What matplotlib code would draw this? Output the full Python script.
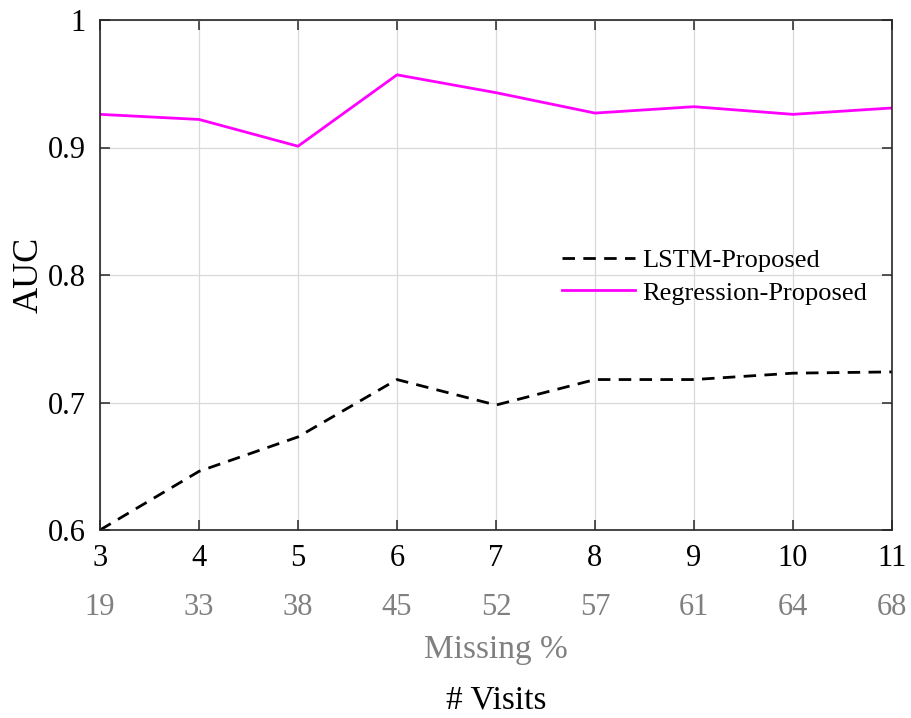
import matplotlib
matplotlib.use('Agg')
import matplotlib.pyplot as plt
import matplotlib.transforms as mtransforms

plt.rcParams['font.family'] = ['Liberation Serif', 'DejaVu Serif']
plt.rcParams['mathtext.fontset'] = 'stix'

visits = [3, 4, 5, 6, 7, 8, 9, 10, 11]
missing = [19, 33, 38, 45, 52, 57, 61, 64, 68]
lstm = [0.600, 0.646, 0.673, 0.718, 0.698, 0.718, 0.718, 0.723, 0.724]
regression = [0.926, 0.922, 0.901, 0.957, 0.943, 0.927, 0.932, 0.926, 0.931]

fig = plt.figure(figsize=(9.12, 7.18), dpi=100)
ax = fig.add_axes([100/912, 1-530/718, 792/912, 510/718])

ax.plot(visits, lstm, color='black', lw=2, linestyle=(0, (4.5, 3)), label='LSTM-Proposed')
ax.plot(visits, regression, color='#FF00FF', lw=2, label='Regression-Proposed')

ax.set_xlim(3, 11)
ax.set_ylim(0.6, 1.0)
ax.set_xticks(visits)
ax.set_yticks([0.6, 0.7, 0.8, 0.9, 1.0])
ax.set_yticklabels(['0.6', '0.7', '0.8', '0.9', '1'])
ax.grid(True, color='#d9d9d9', lw=0.9)
ax.set_axisbelow(True)
for s in ax.spines.values():
    s.set_color('#262626')
    s.set_linewidth(1.2)
ax.tick_params(direction='in', length=7, width=1.1, color='#262626',
               top=True, right=True, labelsize=22, pad=10, labelcolor='black')

# secondary row of tick labels
trans = mtransforms.blended_transform_factory(ax.transData, ax.transAxes)
for v, m in zip(visits, missing):
    ax.text(v, -0.151, str(m), transform=trans, ha='center', va='center',
            fontsize=22, color='#808080')
ax.text(0.5, -0.235, 'Missing %', transform=ax.transAxes, ha='center', va='center',
        fontsize=24, color='#808080')
ax.text(0.5, -0.333, '# Visits', transform=ax.transAxes, ha='center', va='center',
        fontsize=24, color='black')

ax.set_ylabel('AUC', fontsize=26, labelpad=2)

ax.legend(loc='center left', bbox_to_anchor=(0.583, 0.497), frameon=False,
          fontsize=19, handlelength=2.76, handletextpad=0.3, labelspacing=0.35,
          borderaxespad=0, borderpad=0)

fig.savefig('out.png', dpi=100)
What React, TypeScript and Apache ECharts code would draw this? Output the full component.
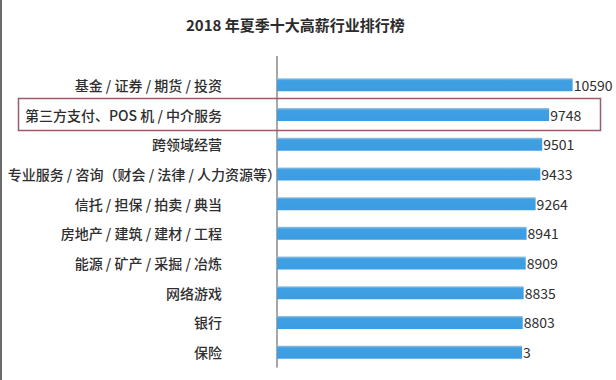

────

PROBLEM DETAILS
Skip the pictures and transcribe the rest of the records exactly.

SOLUTION
What matplotlib code would draw this? Output the full Python script.
import matplotlib
matplotlib.use('Agg')
import matplotlib.pyplot as plt
import matplotlib.transforms as mtransforms

plt.rcParams['font.family'] = ['Liberation Serif', 'DejaVu Serif']
plt.rcParams['mathtext.fontset'] = 'stix'

visits = [3, 4, 5, 6, 7, 8, 9, 10, 11]
missing = [19, 33, 38, 45, 52, 57, 61, 64, 68]
lstm = [0.600, 0.646, 0.673, 0.718, 0.698, 0.718, 0.718, 0.723, 0.724]
regression = [0.926, 0.922, 0.901, 0.957, 0.943, 0.927, 0.932, 0.926, 0.931]

fig = plt.figure(figsize=(9.12, 7.18), dpi=100)
ax = fig.add_axes([100/912, 1-530/718, 792/912, 510/718])

ax.plot(visits, lstm, color='black', lw=2, linestyle=(0, (4.5, 3)), label='LSTM-Proposed')
ax.plot(visits, regression, color='#FF00FF', lw=2, label='Regression-Proposed')

ax.set_xlim(3, 11)
ax.set_ylim(0.6, 1.0)
ax.set_xticks(visits)
ax.set_yticks([0.6, 0.7, 0.8, 0.9, 1.0])
ax.set_yticklabels(['0.6', '0.7', '0.8', '0.9', '1'])
ax.grid(True, color='#d9d9d9', lw=0.9)
ax.set_axisbelow(True)
for s in ax.spines.values():
    s.set_color('#262626')
    s.set_linewidth(1.2)
ax.tick_params(direction='in', length=7, width=1.1, color='#262626',
               top=True, right=True, labelsize=22, pad=10, labelcolor='black')

# secondary row of tick labels
trans = mtransforms.blended_transform_factory(ax.transData, ax.transAxes)
for v, m in zip(visits, missing):
    ax.text(v, -0.151, str(m), transform=trans, ha='center', va='center',
            fontsize=22, color='#808080')
ax.text(0.5, -0.235, 'Missing %', transform=ax.transAxes, ha='center', va='center',
        fontsize=24, color='#808080')
ax.text(0.5, -0.333, '# Visits', transform=ax.transAxes, ha='center', va='center',
        fontsize=24, color='black')

ax.set_ylabel('AUC', fontsize=26, labelpad=2)

ax.legend(loc='center left', bbox_to_anchor=(0.583, 0.497), frameon=False,
          fontsize=19, handlelength=2.76, handletextpad=0.3, labelspacing=0.35,
          borderaxespad=0, borderpad=0)

fig.savefig('out.png', dpi=100)
What React, TypeScript and Apache ECharts code would draw this? Output the full component.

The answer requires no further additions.